Embora a colocação de semelhante problema pareça ter sentido apenas numa discussão de natureza classificatória, reputamos importante ressaltar este aspecto da crítica brasileira, na medida exata em que questões de caráter taxionômico acabam, direta ou indiretamente, influenciando a própria compreensão do que deva ser considerado efetivamente literatura brasileira.

Concorre para caracterizar essa expressão literária como particularmente brasileira o fato de ter sido realizada em território pátrio, a partir de uma vivência telúrica radicalmente nacional; concorre para caracterizá-la como lusitana, o fato de ter sido realizada por escritores portugueses, a partir de mundividência profundamente européia. Cria-se, assim, um impasse. Em qualquer dos casos, uma posição equânime do problema implica compreender as características intrinsecamente nacionais da literatura aqui produzida a partir do século XVI, a fim de estabelecer com mais precisão os limites do que se pode considerar autenticamente nacional em termos de literatura. (3)

A questão se estende até o século XIX, época marcada por vários acontecimentos políticos que, de certa forma, acabaram influenciando outras esferas da atividade humana, como a própria cultura nacional. Este fato deu à época uma característica singular, dentro de nosso vasto e diversificado contexto histórico, destacando-se um profundo sentido de transformação.
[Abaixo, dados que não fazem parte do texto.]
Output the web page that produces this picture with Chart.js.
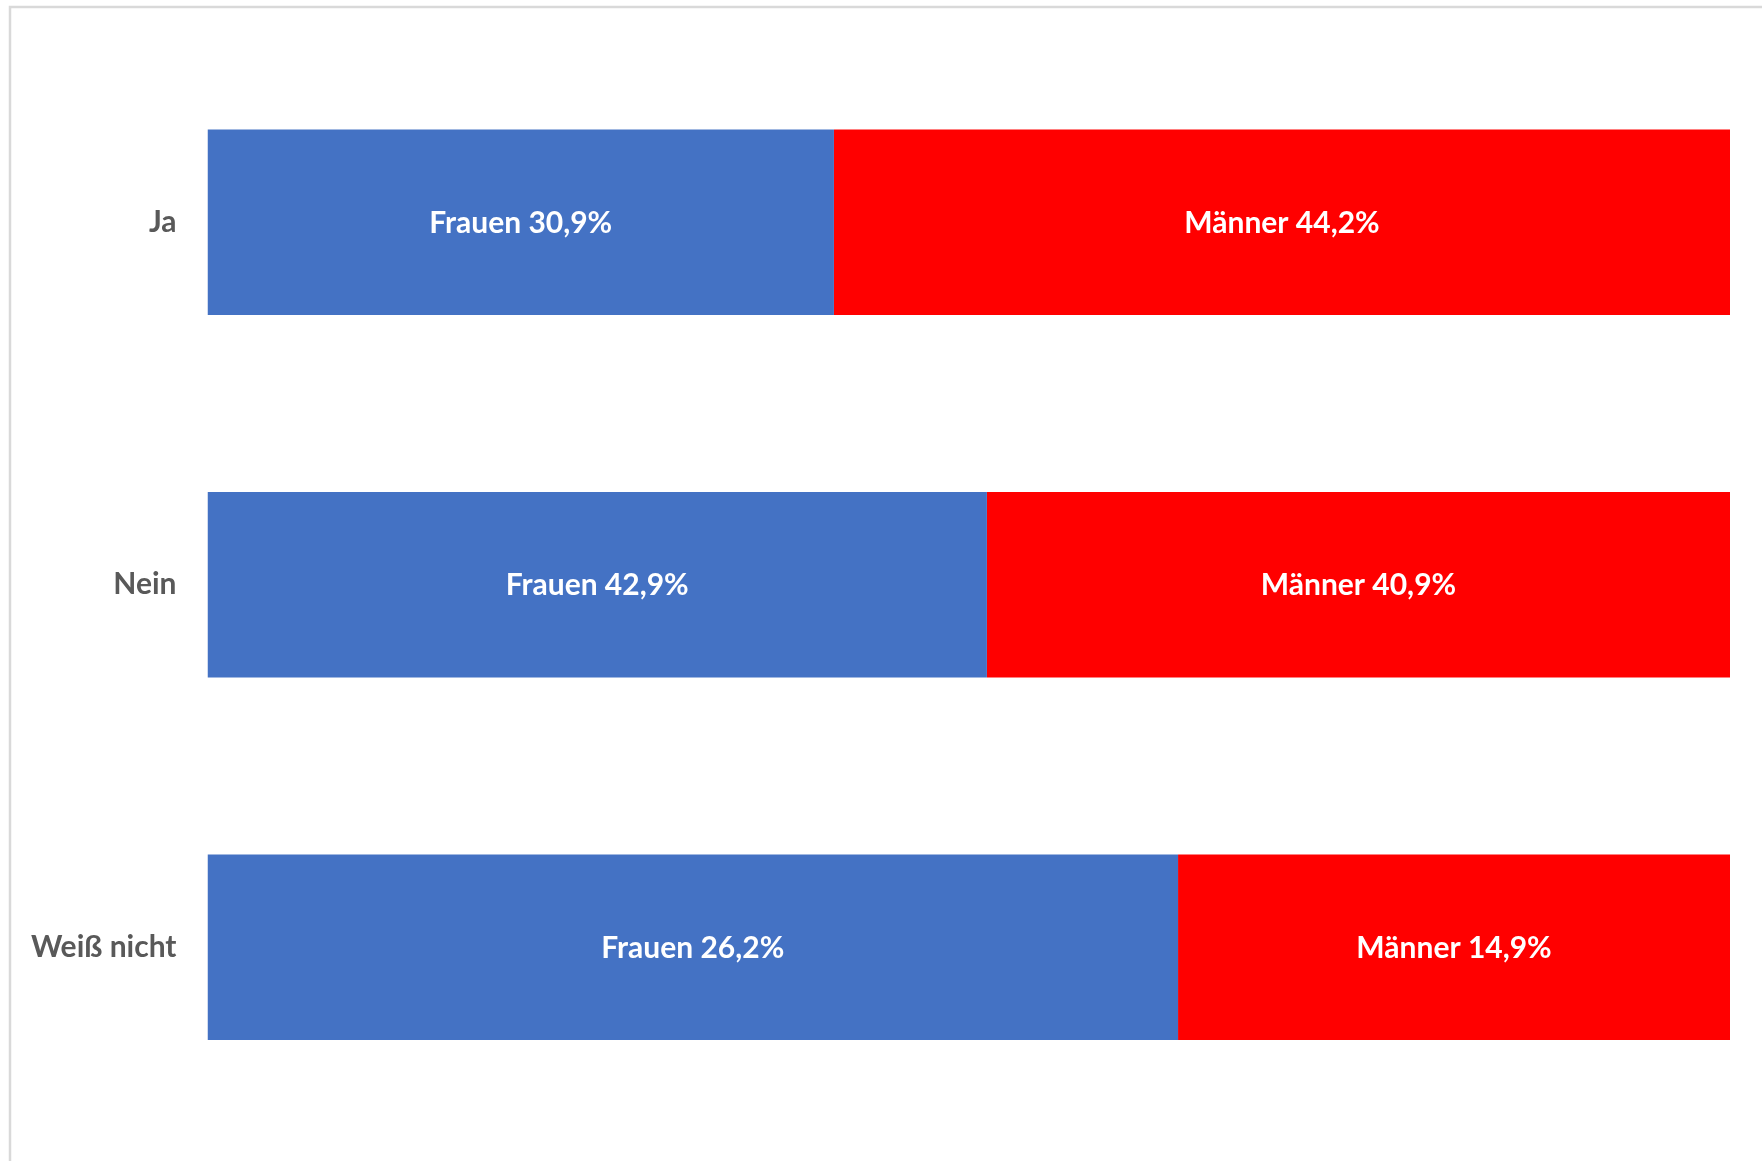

Com efeito, talvez nenhum outro período de nossa história política e cultural tenha sofrido tantas e tão contundentes metamorfoses. No Brasil, em particular, tais modificações assumiram uma roupagem característica, revelando um aspecto, em certa medida, próprio das transformações aqui realizadas. Nesse sentido, é possível verificar que as modificações ocorridas no cenário nacional destacaram-se sobretudo por se afirmarem como uma interrupção mais ou menos súbita de um processo contínuo. Evidentemente, não estamos falando em revolução, termo mais apropriado ao campo das ciências sociais, mas antes de um fenômeno que se consolida dentro do universo cultural, em geral, e da criação literária, em particular, como uma ruptura.